** Start of Entries **

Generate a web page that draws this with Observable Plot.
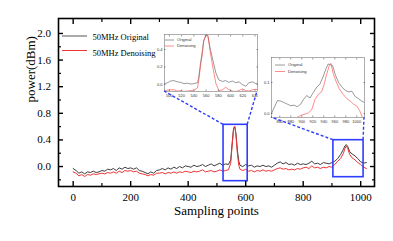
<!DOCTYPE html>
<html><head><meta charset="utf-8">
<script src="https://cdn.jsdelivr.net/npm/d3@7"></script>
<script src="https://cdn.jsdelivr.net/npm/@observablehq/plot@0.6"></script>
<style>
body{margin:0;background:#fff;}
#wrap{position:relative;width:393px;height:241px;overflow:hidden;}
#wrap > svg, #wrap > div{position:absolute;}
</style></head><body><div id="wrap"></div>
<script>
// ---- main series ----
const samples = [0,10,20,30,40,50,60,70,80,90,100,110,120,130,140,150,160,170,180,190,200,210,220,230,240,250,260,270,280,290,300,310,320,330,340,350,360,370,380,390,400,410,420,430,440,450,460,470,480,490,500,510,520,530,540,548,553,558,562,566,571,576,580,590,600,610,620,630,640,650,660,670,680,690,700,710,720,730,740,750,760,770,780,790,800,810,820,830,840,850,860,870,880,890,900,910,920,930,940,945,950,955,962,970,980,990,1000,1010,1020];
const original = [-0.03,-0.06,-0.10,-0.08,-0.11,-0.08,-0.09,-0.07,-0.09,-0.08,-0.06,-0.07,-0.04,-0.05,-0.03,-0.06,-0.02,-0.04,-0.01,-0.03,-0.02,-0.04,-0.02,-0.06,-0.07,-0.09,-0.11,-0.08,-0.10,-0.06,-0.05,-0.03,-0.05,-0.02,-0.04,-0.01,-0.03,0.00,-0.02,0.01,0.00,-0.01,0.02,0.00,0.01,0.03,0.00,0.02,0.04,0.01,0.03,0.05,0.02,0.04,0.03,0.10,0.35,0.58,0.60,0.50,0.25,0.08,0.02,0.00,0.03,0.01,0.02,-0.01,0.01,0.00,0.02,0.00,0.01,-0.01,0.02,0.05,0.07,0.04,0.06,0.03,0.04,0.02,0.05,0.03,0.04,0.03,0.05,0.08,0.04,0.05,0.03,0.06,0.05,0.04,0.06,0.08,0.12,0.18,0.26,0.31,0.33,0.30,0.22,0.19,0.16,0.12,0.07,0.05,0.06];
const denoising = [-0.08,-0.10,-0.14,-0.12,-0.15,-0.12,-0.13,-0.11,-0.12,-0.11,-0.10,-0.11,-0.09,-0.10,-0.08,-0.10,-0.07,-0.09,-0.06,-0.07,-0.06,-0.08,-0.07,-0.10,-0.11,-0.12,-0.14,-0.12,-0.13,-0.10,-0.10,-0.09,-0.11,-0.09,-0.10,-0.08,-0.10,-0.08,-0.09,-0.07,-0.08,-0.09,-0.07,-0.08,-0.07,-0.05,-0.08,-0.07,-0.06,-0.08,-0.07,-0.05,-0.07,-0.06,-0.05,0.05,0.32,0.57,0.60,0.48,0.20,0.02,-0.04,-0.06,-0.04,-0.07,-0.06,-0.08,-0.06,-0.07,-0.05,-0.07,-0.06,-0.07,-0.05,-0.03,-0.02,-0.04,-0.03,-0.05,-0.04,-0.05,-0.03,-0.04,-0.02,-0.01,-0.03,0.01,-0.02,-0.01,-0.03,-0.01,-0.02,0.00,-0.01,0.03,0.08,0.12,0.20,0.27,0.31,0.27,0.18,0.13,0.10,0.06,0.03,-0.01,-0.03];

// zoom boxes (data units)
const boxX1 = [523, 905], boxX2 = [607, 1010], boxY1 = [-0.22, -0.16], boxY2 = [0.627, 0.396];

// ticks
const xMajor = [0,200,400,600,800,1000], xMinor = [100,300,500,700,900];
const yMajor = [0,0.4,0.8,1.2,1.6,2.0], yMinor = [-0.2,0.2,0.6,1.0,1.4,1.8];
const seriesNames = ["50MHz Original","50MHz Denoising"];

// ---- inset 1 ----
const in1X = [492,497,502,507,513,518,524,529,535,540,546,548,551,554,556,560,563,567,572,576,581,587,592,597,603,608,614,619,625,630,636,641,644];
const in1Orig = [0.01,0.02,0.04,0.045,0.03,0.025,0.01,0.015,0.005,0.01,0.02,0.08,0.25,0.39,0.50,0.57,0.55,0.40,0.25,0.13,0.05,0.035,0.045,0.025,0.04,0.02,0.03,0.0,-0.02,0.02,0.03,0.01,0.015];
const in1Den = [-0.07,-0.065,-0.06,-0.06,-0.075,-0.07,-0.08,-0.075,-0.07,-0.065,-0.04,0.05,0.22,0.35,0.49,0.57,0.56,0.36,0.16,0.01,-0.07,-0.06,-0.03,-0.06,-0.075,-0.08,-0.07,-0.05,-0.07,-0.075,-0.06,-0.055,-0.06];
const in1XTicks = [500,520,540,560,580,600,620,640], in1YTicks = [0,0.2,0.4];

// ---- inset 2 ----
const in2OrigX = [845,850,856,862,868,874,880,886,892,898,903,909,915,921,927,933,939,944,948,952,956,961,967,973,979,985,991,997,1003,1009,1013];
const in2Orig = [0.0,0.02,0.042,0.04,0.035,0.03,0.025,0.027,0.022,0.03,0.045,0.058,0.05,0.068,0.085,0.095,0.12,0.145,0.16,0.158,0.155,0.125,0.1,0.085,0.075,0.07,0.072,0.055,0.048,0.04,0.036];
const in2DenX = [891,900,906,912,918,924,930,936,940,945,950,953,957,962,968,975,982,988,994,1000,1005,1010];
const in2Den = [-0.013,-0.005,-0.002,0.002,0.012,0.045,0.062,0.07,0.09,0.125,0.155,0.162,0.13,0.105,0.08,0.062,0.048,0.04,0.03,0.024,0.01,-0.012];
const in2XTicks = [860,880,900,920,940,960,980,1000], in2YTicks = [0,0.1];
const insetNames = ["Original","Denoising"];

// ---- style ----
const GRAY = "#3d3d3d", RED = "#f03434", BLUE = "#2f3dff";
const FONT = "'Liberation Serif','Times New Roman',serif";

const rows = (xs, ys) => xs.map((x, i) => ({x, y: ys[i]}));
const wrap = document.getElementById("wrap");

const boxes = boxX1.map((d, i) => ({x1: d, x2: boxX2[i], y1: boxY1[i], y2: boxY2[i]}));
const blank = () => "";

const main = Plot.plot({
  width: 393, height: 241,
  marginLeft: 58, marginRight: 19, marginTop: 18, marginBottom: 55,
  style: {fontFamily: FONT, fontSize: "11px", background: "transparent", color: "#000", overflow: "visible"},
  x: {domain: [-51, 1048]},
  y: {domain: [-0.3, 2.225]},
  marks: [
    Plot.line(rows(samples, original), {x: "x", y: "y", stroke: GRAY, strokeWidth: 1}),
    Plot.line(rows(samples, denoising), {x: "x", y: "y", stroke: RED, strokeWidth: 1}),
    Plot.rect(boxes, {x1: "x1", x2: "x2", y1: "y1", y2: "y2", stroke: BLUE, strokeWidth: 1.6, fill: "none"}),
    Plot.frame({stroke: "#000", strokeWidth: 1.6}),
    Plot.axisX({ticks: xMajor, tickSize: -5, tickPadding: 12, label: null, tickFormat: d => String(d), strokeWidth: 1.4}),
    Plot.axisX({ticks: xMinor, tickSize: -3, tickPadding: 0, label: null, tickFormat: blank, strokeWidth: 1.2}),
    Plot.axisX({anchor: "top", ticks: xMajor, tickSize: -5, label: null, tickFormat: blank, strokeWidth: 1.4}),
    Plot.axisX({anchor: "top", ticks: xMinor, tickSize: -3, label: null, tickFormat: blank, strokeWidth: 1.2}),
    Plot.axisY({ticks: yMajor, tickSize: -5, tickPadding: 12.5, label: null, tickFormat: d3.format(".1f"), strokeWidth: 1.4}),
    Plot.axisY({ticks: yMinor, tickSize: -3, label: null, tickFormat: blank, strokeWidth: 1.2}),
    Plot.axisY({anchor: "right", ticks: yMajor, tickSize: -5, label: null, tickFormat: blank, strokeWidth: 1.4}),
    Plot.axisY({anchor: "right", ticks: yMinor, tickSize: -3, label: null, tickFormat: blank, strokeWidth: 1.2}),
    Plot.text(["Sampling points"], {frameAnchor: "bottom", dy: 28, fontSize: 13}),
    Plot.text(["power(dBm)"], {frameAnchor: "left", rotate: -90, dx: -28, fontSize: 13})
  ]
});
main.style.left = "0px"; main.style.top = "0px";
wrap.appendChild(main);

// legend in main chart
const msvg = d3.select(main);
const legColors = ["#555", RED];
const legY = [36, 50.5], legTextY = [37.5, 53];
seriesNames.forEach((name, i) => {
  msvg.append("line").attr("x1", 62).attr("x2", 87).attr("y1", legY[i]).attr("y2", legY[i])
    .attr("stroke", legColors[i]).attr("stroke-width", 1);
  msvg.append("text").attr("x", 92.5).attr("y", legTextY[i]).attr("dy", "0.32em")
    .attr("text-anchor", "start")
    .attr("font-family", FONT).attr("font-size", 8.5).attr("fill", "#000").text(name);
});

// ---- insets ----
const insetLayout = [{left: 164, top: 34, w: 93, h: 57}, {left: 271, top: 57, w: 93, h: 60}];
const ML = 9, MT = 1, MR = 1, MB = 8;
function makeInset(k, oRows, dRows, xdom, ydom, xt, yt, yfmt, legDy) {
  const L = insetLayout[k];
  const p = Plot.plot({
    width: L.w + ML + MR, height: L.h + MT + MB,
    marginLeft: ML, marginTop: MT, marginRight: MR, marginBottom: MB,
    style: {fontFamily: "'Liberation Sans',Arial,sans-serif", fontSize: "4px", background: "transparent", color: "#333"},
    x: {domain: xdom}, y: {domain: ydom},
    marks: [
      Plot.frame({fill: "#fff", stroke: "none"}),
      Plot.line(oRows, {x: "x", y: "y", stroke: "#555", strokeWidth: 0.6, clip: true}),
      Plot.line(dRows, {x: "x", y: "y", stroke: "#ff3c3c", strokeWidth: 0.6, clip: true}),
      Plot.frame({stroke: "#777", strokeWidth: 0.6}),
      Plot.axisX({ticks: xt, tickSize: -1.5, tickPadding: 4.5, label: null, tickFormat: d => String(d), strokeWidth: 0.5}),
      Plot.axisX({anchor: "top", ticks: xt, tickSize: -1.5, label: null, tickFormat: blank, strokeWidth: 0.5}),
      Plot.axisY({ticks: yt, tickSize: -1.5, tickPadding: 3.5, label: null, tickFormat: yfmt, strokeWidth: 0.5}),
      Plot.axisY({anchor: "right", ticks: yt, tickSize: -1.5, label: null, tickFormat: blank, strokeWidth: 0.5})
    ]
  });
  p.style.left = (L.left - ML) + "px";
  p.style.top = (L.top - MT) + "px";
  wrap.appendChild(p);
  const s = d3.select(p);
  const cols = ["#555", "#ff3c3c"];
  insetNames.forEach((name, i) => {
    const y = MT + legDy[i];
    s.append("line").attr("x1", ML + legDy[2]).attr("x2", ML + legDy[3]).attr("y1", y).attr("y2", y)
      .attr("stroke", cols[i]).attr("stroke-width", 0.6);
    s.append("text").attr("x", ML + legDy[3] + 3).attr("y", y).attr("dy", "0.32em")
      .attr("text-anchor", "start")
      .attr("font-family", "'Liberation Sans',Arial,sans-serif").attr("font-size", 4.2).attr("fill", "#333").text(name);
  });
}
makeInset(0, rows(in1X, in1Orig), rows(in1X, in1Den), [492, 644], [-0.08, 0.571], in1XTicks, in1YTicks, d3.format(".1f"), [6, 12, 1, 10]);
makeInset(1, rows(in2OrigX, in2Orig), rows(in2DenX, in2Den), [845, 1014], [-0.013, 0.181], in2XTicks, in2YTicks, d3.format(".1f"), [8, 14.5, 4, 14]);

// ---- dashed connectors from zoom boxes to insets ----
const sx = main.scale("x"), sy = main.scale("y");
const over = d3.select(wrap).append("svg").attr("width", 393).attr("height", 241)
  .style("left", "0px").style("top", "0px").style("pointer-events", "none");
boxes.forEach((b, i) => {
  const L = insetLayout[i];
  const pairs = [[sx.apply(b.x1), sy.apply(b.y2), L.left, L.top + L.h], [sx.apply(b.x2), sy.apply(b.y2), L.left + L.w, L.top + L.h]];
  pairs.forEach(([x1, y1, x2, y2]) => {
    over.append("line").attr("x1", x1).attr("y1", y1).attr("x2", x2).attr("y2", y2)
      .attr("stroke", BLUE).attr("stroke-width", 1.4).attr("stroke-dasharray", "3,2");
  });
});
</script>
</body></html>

** End of Entries **
** Start of Entries **

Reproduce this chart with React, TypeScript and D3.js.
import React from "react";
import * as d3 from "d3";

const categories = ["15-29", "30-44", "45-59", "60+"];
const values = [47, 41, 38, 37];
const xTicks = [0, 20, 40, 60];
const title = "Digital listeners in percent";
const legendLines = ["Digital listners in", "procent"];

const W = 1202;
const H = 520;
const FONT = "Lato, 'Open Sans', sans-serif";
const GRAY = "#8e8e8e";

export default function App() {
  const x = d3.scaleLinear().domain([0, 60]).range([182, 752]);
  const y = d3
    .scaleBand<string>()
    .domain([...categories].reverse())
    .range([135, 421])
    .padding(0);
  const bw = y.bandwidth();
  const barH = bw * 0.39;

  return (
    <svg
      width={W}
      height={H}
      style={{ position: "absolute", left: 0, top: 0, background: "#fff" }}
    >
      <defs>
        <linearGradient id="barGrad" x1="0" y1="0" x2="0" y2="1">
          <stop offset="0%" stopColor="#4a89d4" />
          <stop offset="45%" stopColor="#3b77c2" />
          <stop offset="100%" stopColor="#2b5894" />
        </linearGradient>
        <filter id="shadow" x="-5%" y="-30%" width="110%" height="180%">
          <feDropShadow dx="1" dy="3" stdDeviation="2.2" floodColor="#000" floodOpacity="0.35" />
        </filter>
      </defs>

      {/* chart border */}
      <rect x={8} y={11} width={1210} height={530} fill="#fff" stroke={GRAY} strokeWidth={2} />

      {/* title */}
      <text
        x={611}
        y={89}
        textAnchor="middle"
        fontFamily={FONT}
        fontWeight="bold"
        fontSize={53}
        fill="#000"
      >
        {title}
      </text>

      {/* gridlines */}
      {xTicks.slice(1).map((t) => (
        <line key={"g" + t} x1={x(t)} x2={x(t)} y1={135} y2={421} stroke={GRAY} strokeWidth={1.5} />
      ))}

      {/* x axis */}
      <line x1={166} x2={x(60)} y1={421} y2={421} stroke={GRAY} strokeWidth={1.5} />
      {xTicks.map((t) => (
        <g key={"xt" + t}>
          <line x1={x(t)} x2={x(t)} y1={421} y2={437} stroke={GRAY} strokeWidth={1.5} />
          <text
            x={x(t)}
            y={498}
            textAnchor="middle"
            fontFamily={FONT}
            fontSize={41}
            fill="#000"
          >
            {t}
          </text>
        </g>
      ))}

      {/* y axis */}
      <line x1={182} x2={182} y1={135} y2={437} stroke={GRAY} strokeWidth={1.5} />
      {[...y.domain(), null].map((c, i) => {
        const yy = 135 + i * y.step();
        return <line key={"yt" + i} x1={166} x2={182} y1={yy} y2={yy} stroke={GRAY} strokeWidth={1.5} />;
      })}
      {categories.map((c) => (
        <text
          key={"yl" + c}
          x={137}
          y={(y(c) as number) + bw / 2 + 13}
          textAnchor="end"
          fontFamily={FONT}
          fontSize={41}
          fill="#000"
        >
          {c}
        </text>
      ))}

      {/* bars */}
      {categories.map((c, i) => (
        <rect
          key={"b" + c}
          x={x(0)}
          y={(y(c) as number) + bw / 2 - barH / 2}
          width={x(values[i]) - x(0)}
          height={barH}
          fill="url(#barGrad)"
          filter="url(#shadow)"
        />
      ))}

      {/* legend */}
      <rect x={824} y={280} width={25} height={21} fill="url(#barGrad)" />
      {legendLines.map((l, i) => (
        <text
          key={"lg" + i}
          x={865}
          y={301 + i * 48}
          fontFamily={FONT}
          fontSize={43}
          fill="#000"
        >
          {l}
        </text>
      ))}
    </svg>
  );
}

** End of Entries **
** Start of Entries **

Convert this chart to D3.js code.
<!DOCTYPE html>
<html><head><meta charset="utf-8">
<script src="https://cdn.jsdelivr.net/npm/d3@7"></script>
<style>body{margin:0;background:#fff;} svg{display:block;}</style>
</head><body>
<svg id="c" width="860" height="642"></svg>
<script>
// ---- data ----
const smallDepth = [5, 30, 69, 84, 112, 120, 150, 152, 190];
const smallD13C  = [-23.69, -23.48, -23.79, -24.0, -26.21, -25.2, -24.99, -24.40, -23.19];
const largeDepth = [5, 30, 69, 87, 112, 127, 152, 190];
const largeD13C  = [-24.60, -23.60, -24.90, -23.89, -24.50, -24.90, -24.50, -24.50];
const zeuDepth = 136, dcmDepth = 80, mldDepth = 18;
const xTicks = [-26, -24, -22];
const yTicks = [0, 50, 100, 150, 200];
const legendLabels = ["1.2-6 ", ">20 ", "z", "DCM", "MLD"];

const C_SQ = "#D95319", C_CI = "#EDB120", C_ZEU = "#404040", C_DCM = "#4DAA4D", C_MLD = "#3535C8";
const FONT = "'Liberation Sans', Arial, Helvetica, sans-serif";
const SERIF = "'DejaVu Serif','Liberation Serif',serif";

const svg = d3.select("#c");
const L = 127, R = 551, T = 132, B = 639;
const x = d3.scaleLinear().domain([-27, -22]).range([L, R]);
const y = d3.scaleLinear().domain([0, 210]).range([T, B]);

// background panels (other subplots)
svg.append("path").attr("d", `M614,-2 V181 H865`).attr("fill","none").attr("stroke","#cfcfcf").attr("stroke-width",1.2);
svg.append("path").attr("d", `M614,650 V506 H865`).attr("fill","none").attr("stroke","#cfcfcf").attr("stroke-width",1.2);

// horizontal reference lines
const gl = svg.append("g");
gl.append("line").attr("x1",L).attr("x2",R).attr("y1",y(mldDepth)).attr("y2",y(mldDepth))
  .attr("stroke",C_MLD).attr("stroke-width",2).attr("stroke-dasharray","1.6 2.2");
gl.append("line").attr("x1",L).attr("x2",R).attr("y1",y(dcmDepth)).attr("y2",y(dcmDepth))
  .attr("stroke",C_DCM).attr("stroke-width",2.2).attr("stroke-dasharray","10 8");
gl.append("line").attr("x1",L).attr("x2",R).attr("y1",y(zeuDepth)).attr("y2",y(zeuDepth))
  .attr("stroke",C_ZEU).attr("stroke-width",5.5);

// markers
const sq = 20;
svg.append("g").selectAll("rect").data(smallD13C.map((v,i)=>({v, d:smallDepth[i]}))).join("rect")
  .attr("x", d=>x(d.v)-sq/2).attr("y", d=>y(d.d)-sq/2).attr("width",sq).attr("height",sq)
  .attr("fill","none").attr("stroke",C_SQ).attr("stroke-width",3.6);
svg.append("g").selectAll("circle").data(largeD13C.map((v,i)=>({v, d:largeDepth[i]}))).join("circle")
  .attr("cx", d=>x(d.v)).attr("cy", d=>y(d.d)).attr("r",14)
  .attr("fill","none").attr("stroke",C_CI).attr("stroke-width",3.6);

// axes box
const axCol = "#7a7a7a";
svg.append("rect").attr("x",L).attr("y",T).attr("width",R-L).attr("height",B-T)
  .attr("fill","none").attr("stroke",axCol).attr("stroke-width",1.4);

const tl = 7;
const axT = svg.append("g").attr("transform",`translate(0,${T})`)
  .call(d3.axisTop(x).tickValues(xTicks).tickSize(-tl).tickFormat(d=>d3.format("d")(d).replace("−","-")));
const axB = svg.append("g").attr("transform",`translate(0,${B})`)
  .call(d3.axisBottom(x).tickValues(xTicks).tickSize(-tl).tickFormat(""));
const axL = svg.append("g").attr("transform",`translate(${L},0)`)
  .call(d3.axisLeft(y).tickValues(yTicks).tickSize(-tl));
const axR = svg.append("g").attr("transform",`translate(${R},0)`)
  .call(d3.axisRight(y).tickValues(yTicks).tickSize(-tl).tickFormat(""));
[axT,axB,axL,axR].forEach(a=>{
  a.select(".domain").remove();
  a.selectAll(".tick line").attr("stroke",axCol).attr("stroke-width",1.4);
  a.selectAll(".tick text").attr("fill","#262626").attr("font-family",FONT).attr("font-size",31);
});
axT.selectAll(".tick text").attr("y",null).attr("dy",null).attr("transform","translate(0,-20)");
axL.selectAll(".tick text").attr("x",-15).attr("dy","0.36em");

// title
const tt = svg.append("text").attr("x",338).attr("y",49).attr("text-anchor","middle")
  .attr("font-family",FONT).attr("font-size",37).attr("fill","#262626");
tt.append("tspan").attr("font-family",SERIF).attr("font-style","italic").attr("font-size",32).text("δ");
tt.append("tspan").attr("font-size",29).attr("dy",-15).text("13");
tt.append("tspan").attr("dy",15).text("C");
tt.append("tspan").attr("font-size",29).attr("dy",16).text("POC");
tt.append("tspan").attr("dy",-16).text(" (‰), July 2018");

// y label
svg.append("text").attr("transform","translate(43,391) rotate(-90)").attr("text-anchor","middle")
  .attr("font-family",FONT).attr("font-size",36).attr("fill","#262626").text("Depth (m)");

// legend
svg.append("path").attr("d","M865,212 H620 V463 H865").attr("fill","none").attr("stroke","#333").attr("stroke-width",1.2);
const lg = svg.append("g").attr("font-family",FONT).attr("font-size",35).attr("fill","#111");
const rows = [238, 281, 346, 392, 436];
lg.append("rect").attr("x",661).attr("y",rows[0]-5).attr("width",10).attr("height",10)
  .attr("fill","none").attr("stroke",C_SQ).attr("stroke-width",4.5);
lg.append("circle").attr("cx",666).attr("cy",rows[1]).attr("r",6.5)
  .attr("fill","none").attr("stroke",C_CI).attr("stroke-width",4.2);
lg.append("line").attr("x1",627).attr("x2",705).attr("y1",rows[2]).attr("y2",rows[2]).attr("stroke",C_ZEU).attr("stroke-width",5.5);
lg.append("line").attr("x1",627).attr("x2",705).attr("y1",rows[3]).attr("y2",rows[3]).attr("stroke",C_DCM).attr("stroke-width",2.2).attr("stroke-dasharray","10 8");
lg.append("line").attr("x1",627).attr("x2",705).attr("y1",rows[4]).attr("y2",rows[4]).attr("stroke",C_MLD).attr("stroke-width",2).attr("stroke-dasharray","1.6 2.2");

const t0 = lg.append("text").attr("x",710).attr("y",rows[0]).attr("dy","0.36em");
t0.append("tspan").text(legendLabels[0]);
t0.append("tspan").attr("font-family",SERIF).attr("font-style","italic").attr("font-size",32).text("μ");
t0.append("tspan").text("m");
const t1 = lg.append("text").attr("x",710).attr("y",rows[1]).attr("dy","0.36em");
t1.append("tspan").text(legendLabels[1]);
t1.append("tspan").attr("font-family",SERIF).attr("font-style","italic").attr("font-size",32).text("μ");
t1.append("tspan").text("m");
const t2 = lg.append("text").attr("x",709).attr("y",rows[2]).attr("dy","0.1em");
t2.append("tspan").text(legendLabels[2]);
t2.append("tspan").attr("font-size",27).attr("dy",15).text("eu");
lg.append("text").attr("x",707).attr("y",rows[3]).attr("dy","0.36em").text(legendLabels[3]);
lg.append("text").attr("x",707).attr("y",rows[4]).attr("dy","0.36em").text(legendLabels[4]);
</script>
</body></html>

** End of Entries **

What is needed:
Will you return exactly the lines above from the one with "Reproduce this chart" down to the one with "import * as", counting both as part of the range?

Correct response:
Reproduce this chart with React, TypeScript and D3.js.
import React from "react";
import * as d3 from "d3";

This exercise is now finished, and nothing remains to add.